Car-sellers in states including New York, Minnesota and Georgia have also sought in the past year to block Tesla from directly retailing its models. Texas dealers successfully backed a law setting the nation's tightest restrictions on Tesla, and Virginia and Arizona also imposed limits on its retail activities.

Dealers fear Tesla's model would set a precedent that could let other automakers sidestep the way independent franchisees have sold and serviced vehicles for 80 years. If Tesla succeeds in bypassing middlemen, some argue that future startups or entrants from China or elsewhere could sell directly or even create online retail outlets that sidestep dealers entirely.

"I don't want 'Hydrogen Motors' to come along five years from now or some other Mickey Mouse thing to come along and then just jack up the industry," said Rhett Ricart, president of Ricart Automotive in suburban Columbus and a plaintiff in a lawsuit filed against Tesla in Ohio. "It's not right."

Tesla is "building this great car," Ricart said. "But the reason these laws are in these states is so that it protects the consumer."

Tesla argues that company-operated stores are necessary as it develops because it has to both sell vehicles and promote a new technology, Diarmuid O'Connell, the company's vice president of business development, said last week.

"I disagree with the characterization that this is disruptive," he said. "It's only disruptive from their point of view. It is logical and pragmatic from our point of view."

This isn't the first time that Tesla co-founder Elon Musk, 42, has disrupted established industries. He helped remake online commerce as a co-founder of PayPal and has more recently shaken up the auto, aerospace and solar-power industries. Last month he announced plans to build the world's largest battery plant to supply Tesla cars and provide flexible power storage that could rattle the power-grid model by letting customers power their homes for spurts.

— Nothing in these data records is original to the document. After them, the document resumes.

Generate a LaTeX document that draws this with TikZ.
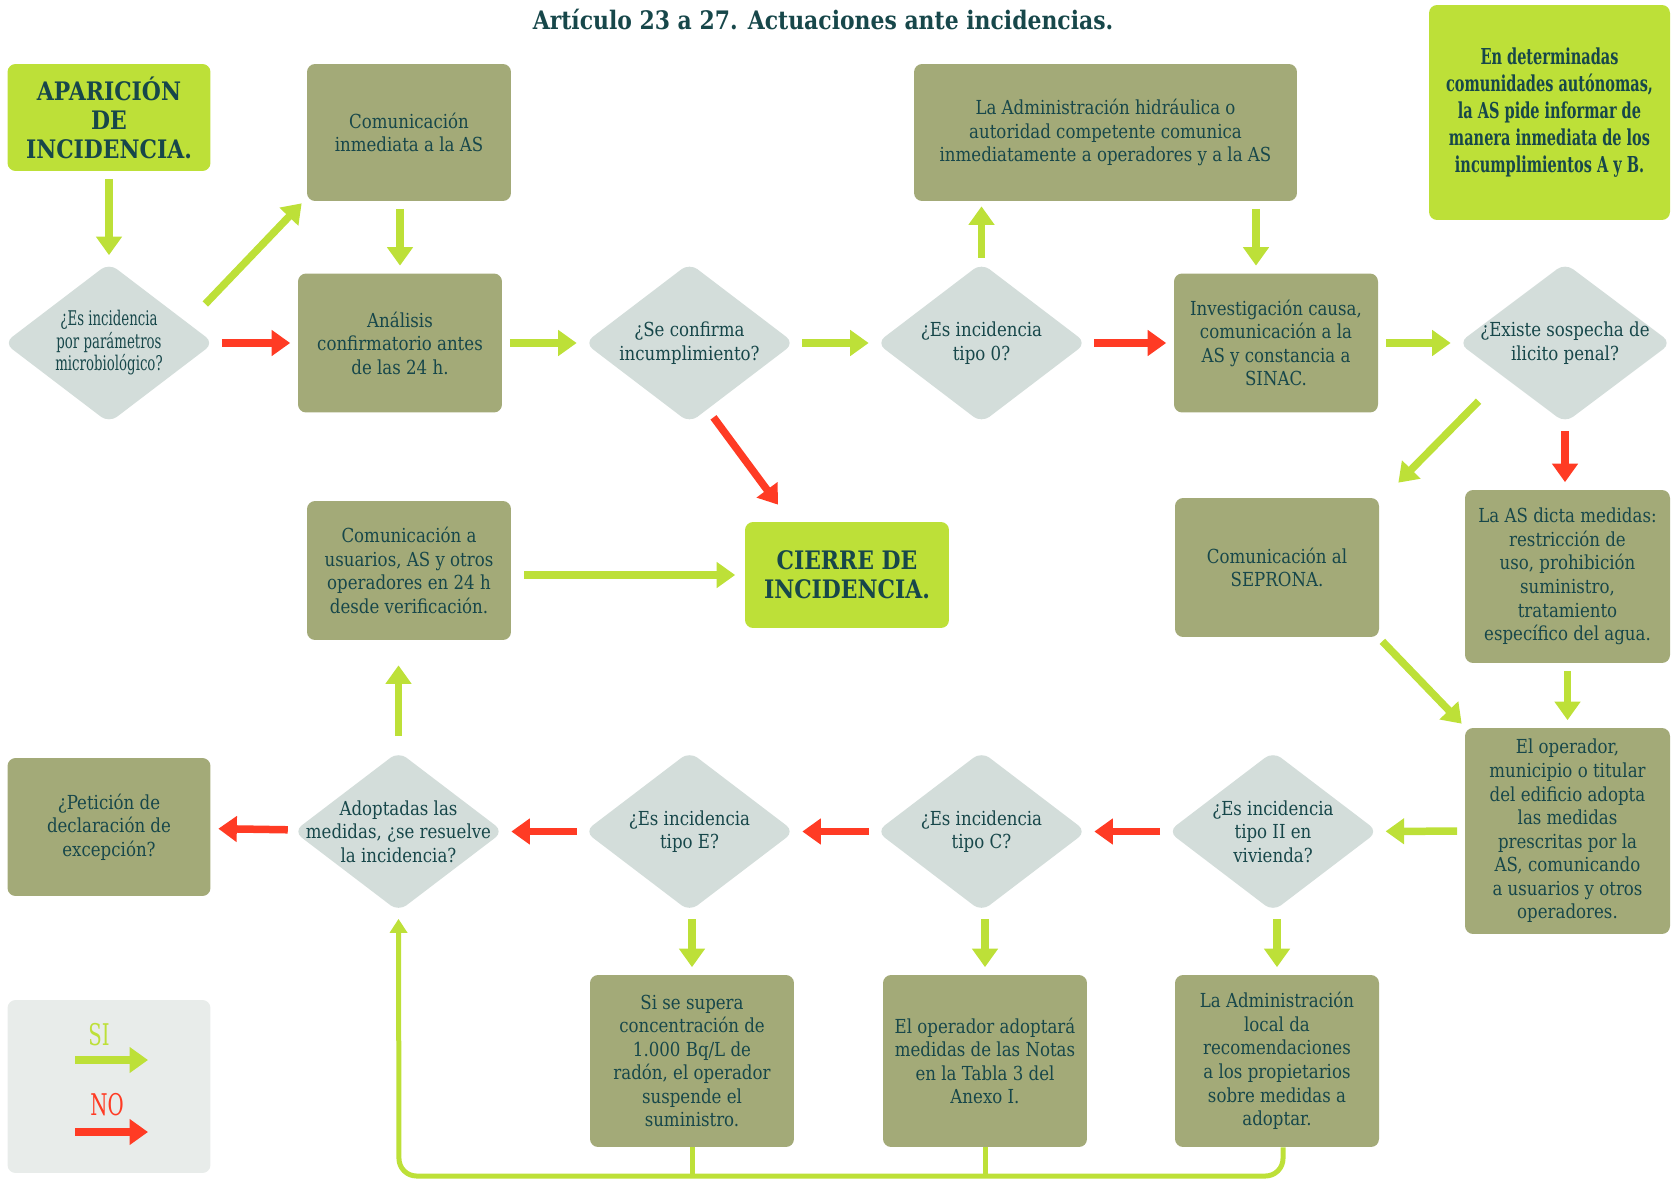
\documentclass[tikz,border=0pt]{standalone}
\usepackage{fontspec}
\setmainfont[FakeStretch=0.86]{DejaVu Serif}
\newfontfamily\condfont[FakeStretch=0.66]{DejaVu Serif}
\usetikzlibrary{shapes.geometric,arrows.meta,calc}
\definecolor{cink}{HTML}{17474A}
\definecolor{cbox}{HTML}{A3AA78}
\definecolor{clime}{HTML}{BDE038}
\definecolor{cdiam}{HTML}{D3DDDA}
\definecolor{cred}{HTML}{FF3B24}
\definecolor{clegend}{HTML}{E8ECEA}
\newcommand{\bodyfont}{\fontsize{11}{13.4}\selectfont}
\begin{document}
\begin{tikzpicture}[x=0.02cm,y=-0.02cm,
	box/.style={fill=cbox,rounded corners=0.16cm,text=cink,font=\bodyfont,align=center,minimum width=4.08cm,minimum height=2.78cm,inner sep=2pt},
	start/.style={box,fill=clime,font=\bfseries\fontsize{14.5}{16.5}\selectfont},
	ask/.style={diamond,fill=cdiam,rounded corners=0.2cm,minimum width=4.2cm,minimum height=3.2cm,inner sep=0pt},
	asktext/.style={text=cink,font=\bodyfont,align=center},
	siarr/.style={draw=clime,line width=0.15cm,-{Triangle[width=0.5cm,length=0.37cm]}},
	noarr/.style={siarr,draw=cred},
	spaced/.style={shorten <=0.15cm,shorten >=0.15cm},
	loopline/.style={draw=clime,line width=0.1cm}]
		\useasboundingbox(0,0)rectangle(1676,1179);
		\node[cink,font=\bfseries\fontsize{14.5}{16}\selectfont](title)at(823,19){Artículo 23 a 27. Actuaciones ante incidencias.};
		\node[start,minimum width=4.06cm,minimum height=2.14cm](apar)at(109,117.5){APARICIÓN\\DE\\INCIDENCIA.};
		\node[box,minimum height=2.74cm](com1)at(409,132.5){Comunicación\\inmediata a la AS};
		\node[box,minimum width=7.66cm,minimum height=2.74cm](lah)at(1105.5,132.5){La Administración hidráulica o\\autoridad competente comunica\\inmediatamente a operadores y a la AS};
		\node[box,fill=clime,minimum width=4.82cm,minimum height=4.3cm,font=\condfont\bfseries\fontsize{12.5}{15.4}\selectfont](ccaa)at(1549.5,112.5){En determinadas\\comunidades autónomas,\\la AS pide informar de\\manera inmediata de los\\incumplimientos A y B.};
		\node[ask,label={[asktext,font=\condfont\fontsize{11.5}{12.8}\selectfont]center:¿Es incidencia\\por parámetros\\microbiológico?}](d1)at(109,343){};
		\node[box](ana)at(400,343){Análisis\\confirmatorio antes\\de las 24 h.};
		\node[ask,label={[asktext]center:¿Se confirma\\incumplimiento?}](conf)at(689.5,343){};
		\node[ask,label={[asktext]center:¿Es incidencia\\tipo 0?}](t0)at(981.5,343){};
		\node[box](inv)at(1276,343){Investigación causa,\\comunicación a la\\AS y constancia a\\SINAC.};
		\node[ask,minimum width=4.26cm,label={[asktext]center:¿Existe sospecha de\\ilicito penal?}](pen)at(1565,343){};
		\node[box](cu)at(409,570.5){Comunicación a\\usuarios, AS y otros\\operadores en 24 h\\desde verificación.};
		\node[start,minimum height=2.12cm](fin)at(847,575){CIERRE DE\\INCIDENCIA.};
		\node[box](sep)at(1277,567.5){Comunicación al\\SEPRONA.};
		\node[box,minimum width=4.1cm,minimum height=3.46cm](dicta)at(1567.5,576.5){La AS dicta medidas:\\restricción de\\uso, prohibición\\suministro,\\tratamiento\\específico del agua.};
		\node[box,minimum width=4.06cm,minimum height=2.76cm](pet)at(109,827){¿Petición de\\declaración de\\excepción?};
		\node[ask,label={[asktext]center:Adoptadas las\\medidas, ¿se resuelve\\la incidencia?}](res)at(398.5,831.5){};
		\node[ask,label={[asktext]center:¿Es incidencia\\tipo E?}](te)at(689.5,831.5){};
		\node[ask,label={[asktext]center:¿Es incidencia\\tipo C?}](tc)at(981.5,831.5){};
		\node[ask,label={[asktext]center:¿Es incidencia\\tipo II en\\vivienda?}](t2)at(1273,831.5){};
		\node[box,minimum width=4.1cm,minimum height=4.12cm](op)at(1567.5,831){El operador,\\municipio o titular\\del edificio adopta\\las medidas\\prescritas por la\\AS, comunicando\\a usuarios y otros\\operadores.};
		\node[box,minimum height=3.44cm](radon)at(692,1061){Si se supera\\concentración de\\1.000 Bq/L de\\radón, el operador\\suspende el\\suministro.};
		\node[box,minimum height=3.44cm](notas)at(985,1061){El operador adoptará\\medidas de las Notas\\en la Tabla 3 del\\Anexo I.};
		\node[box,minimum height=3.44cm](local)at(1277,1061){La Administración\\local da\\recomendaciones\\a los propietarios\\sobre medidas a\\adoptar.};
		\node[fill=clegend,rounded corners=0.16cm,minimum width=4.06cm,minimum height=3.46cm](leg)at(109,1086.5){};
		\node[text=clime,font=\condfont\fontsize{17}{17}\selectfont](lsi)at(99,1035){SI};
		\node[text=cred,font=\condfont\fontsize{17}{17}\selectfont](lno)at(107,1105){NO};
		\coordinate(si1)at(75,1060);
		\coordinate(si2)at(148,1060);
		\coordinate(no1)at(75,1132);
		\coordinate(no2)at(148,1132);
		\coordinate(base)at(399,1176);
		\draw[siarr](si1)--(si2);
		\draw[noarr](no1)--(no2);
		\draw[siarr,spaced](apar)--(d1);
		\draw[siarr]([shift={(-9,-39)}]d1.east)--([shift={(-5,2)}]com1.south west);
		\draw[noarr,spaced](d1)--(ana);
		\draw[siarr,spaced](com1.south-|ana.north)--(ana.north);
		\draw[siarr,spaced](ana)--(conf);
		\draw[siarr,spaced](conf)--(t0);
		\draw[noarr]([shift={(24,-6)}]conf.south)--([shift={(-69,-17)}]fin.north);
		\draw[siarr,shorten <=0.1cm,shorten >=0.1cm](t0.north)--(t0.north|-lah.south);
		\draw[siarr,spaced]($(inv.north|-lah.south)+(-20,0)$)--($(inv.north)+(-20,0)$);
		\draw[noarr,spaced](t0)--(inv);
		\draw[siarr,spaced](inv)--(pen);
		\draw[siarr]([shift={(-33,18)}]pen.south west)--([shift={(19,-15)}]sep.north east);
		\draw[noarr,spaced](pen.south)--(pen.south|-dicta.north);
		\draw[siarr]([shift={(3,4)}]sep.south east)--([shift={(-3,-4)}]op.north west);
		\draw[siarr,spaced](dicta)--(op);
		\draw[siarr,spaced](op)--(t2);
		\draw[noarr,spaced](t2)--(tc);
		\draw[noarr,spaced](tc)--(te);
		\draw[noarr,spaced](te)--(res);
		\draw[noarr,spaced](res)--(pet);
		\draw[siarr,shorten <=0.3cm,shorten >=0.5cm](res.north)--(res.north|-cu.south);
		\draw[siarr,shorten <=0.26cm,shorten >=0.19cm](cu.east|-fin.west)--(fin.west);
		\draw[siarr,spaced](t2.south-|local.north)--(local.north);
		\draw[siarr,spaced](tc.south-|notas.north)--(notas.north);
		\draw[siarr,spaced](te.south-|radon.north)--(radon.north);
		\draw[loopline,rounded corners=0.35cm,-{Triangle[width=0.34cm,length=0.28cm]},shorten >=0.14cm]([xshift=0.12cm]local.south)|-(base)--(res.south);
		\draw[loopline](radon.south)--(radon.south|-base);
		\draw[loopline](notas.south)--(notas.south|-base);
	    \end{tikzpicture}
\end{document}
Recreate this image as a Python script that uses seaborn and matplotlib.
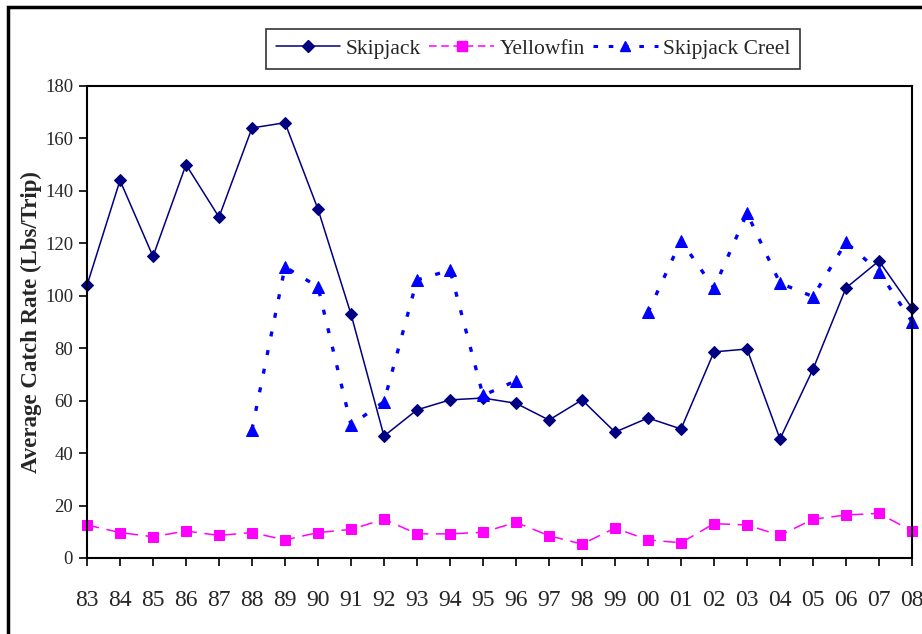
import numpy as np
import pandas as pd
import matplotlib
matplotlib.use("Agg")
import matplotlib.pyplot as plt
from matplotlib.lines import Line2D
from matplotlib.patches import Rectangle
import seaborn as sns

years = ["83", "84", "85", "86", "87", "88", "89", "90", "91", "92", "93", "94", "95",
         "96", "97", "98", "99", "00", "01", "02", "03", "04", "05", "06", "07", "08"]
skipjack = [104, 144, 115, 150, 130, 164, 166, 133, 93, 46.5, 56.5, 60.3, 61,
            59, 52.6, 60.3, 48, 53.4, 49.2, 78.6, 79.7, 45.4, 72, 103, 113.3, 95.3]
yellowfin = [12.6, 9.7, 8.1, 10.3, 8.6, 9.7, 6.9, 9.7, 10.9, 14.8, 9.2, 9.2, 9.8,
             13.6, 8.5, 5.3, 11.4, 6.9, 5.8, 13.1, 12.6, 8.6, 14.8, 16.4, 17, 10.3]
creel = [np.nan, np.nan, np.nan, np.nan, np.nan, 49, 111, 103.4, 50.7, 59.6, 106, 109.8, 62,
         67.6, np.nan, np.nan, np.nan, 93.7, 121, 102.9, 131.5, 104.8, 99.7, 120.4, 109.2, 90.1]
series_names = ["Skipjack", "Yellowfin", "Skipjack Creel"]
yticks = list(range(0, 181, 20))

sns.set_style("white")
plt.rcParams["font.family"] = ["Liberation Serif", "DejaVu Serif"]

pos = np.arange(len(years))
df = pd.DataFrame({"pos": pos, "Skipjack": skipjack, "Yellowfin": yellowfin,
                   "Skipjack Creel": creel})
# segment id for creel gaps
seg = np.cumsum(pd.isna(df["Skipjack Creel"]).astype(int).values)
df["seg"] = seg

fig = plt.figure(figsize=(9.22, 6.34), dpi=100)
ax = fig.add_axes([87 / 922, 1 - 558 / 634, (912 - 87) / 922, (558 - 86) / 634])

navy = "#000080"
mag = "#FF00FF"
blue = "#0000FF"

sns.lineplot(data=df, x="pos", y="Skipjack", ax=ax, color=navy, lw=1.1,
             marker="D", markersize=6.5, markeredgecolor=navy, legend=False, clip_on=False)
sns.lineplot(data=df, x="pos", y="Yellowfin", ax=ax, color=mag, lw=1.1,
             marker="s", markersize=7, markeredgecolor=mag, legend=False, clip_on=False)
ax.lines[-1].set_dashes((8, 5))
cdf = df.dropna(subset=["Skipjack Creel"])
for s, g in cdf.groupby("seg"):
    sns.lineplot(data=g, x="pos", y="Skipjack Creel", ax=ax, color=blue, lw=2.4,
                 marker="^", markersize=8, markeredgecolor=blue, legend=False, clip_on=False)
    ax.lines[-1].set_dashes((1.5, 4.2))

ax.set_xlim(0, len(years) - 1)
ax.set_ylim(0, 180)
ax.set_xticks(pos)
ax.set_xticklabels(years, fontsize=17)
ax.set_yticks(yticks)
ax.set_yticklabels([str(v) for v in yticks], fontsize=13.5)
ax.set_xlabel("")
ax.set_ylabel("Average Catch Rate (Lbs/Trip)", fontsize=16.5, fontweight="bold", labelpad=2)
ax.tick_params(axis="both", direction="out", length=6, width=1.2, color="black",
               bottom=True, left=True)
ax.tick_params(axis="x", pad=17)
ax.tick_params(axis="y", pad=4)
for sp in ax.spines.values():
    sp.set_visible(True)
    sp.set_color("black")
    sp.set_linewidth(1.5)

handles = [
    Line2D([], [], color=navy, lw=1.1, marker="D", markersize=6),
    Line2D([], [], color=mag, lw=1.1, marker="s", markersize=6.5, dashes=(5, 3)),
    Line2D([], [], color=blue, lw=2.2, marker="^", markersize=7, dashes=(1.5, 3.5)),
]
leg = fig.legend(handles, series_names, loc="center", bbox_to_anchor=(533 / 922, 1 - 49 / 634),
                 ncol=3, fontsize=15.5, frameon=True, fancybox=False, handlelength=3.0,
                 handletextpad=0.25, columnspacing=0.4, borderpad=0.45, borderaxespad=0,
                 edgecolor="black")
leg.get_frame().set_linewidth(1.2)

fig.patches.append(Rectangle((8 / 922, -0.1), 1.2, 1 - 7 / 634 + 0.1, transform=fig.transFigure,
                             fill=False, edgecolor="black", lw=2.5))

fig.savefig("out.png", dpi=100, facecolor="white")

Tesla's Model S, which starts at $71,000 and can sell for more than $100,000 with options, leads in Consumer Reports rankings as the best car of 2014. Shipments of the electric sedan from Tesla's Fremont, Calif., factory are to grow more than 55 percent this year, with sales expanding in Europe and starting in China this month.

The estimated 17,600 U.S. dealers of new cars and trucks had $676.4 billion in total sales in 2012, accounting for almost 15 percent of all U.S. retail activity and generating hundreds of millions of dollars in tax revenue for state and local governments, according to the NADA. The average dealership is worth $3 million and produced a net profit before taxes of $843,697 in 2012, NADA said.